Each year, approximately 45 teams of four to five medical students see patients under the supervision of faculty advisers. The teams – composed of first- through fourth-year medical students – care for the same one to two individuals throughout their medical school experience. In addition, patients also see students from the interdisciplinary practices as their care warrants. Since its inception, the Promise Clinic has seen about 600 patients, who visit once every few months.

Students join the team in their first year; when they enter their clinical rotations, their role changes to teaching the first- and second-year students in their team. “By providing a continuum of care to the same patient over four years, students gain a strong knowledge of the patient’s condition and form a bond,” Oh says. “It’s a rare opportunity for students to care for a specific patient in a very personal way.
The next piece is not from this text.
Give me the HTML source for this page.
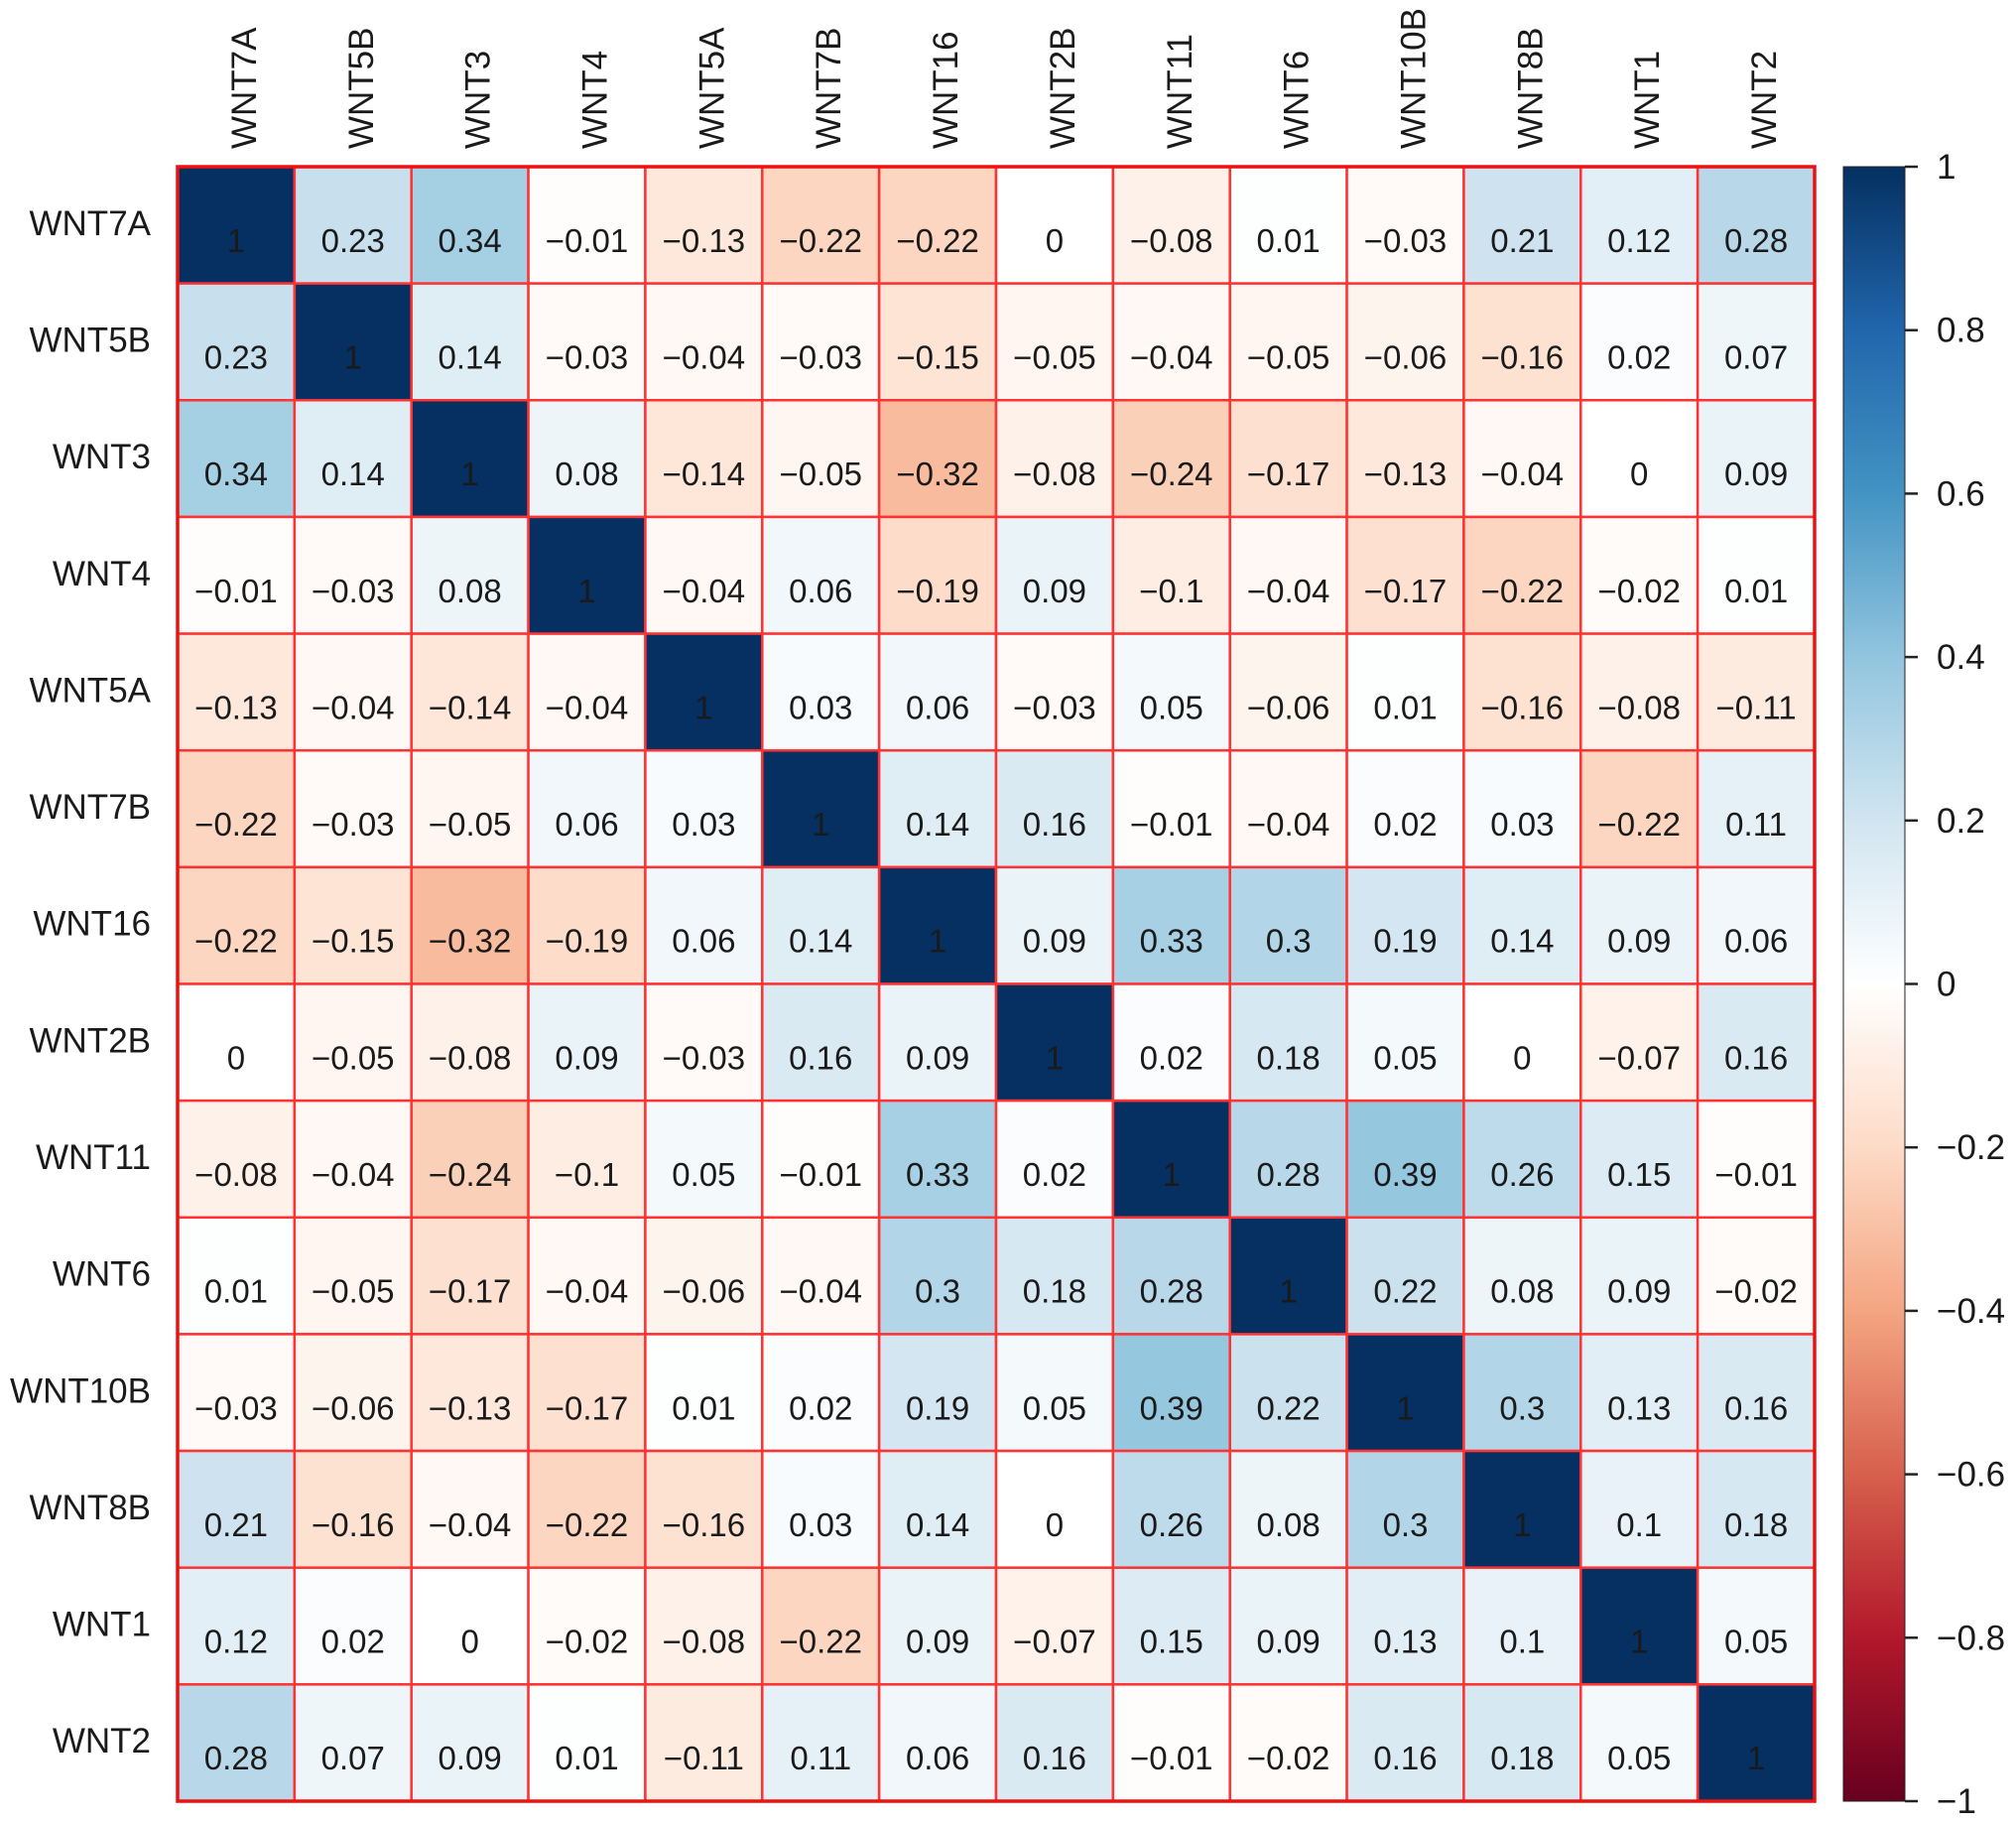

I have seen student doctors spend hours arguing with pharmacological companies to lower the cost of medicine or advocate for patients with charity care.”

Health literacy and language are barriers in this population – over 50 percent of New Brunswick residents are non-English speakers. To meet this challenge, bilingual medical students are trained as medical interpreters and medical and social work students serve as health navigators.

As a result of their experience, many students remain in primary or family care, Oh says.

“I once thought that change happened on a large scale – though policies,” she notes. “But I see now that it’s all about the individual relationships between doctors and their patients.”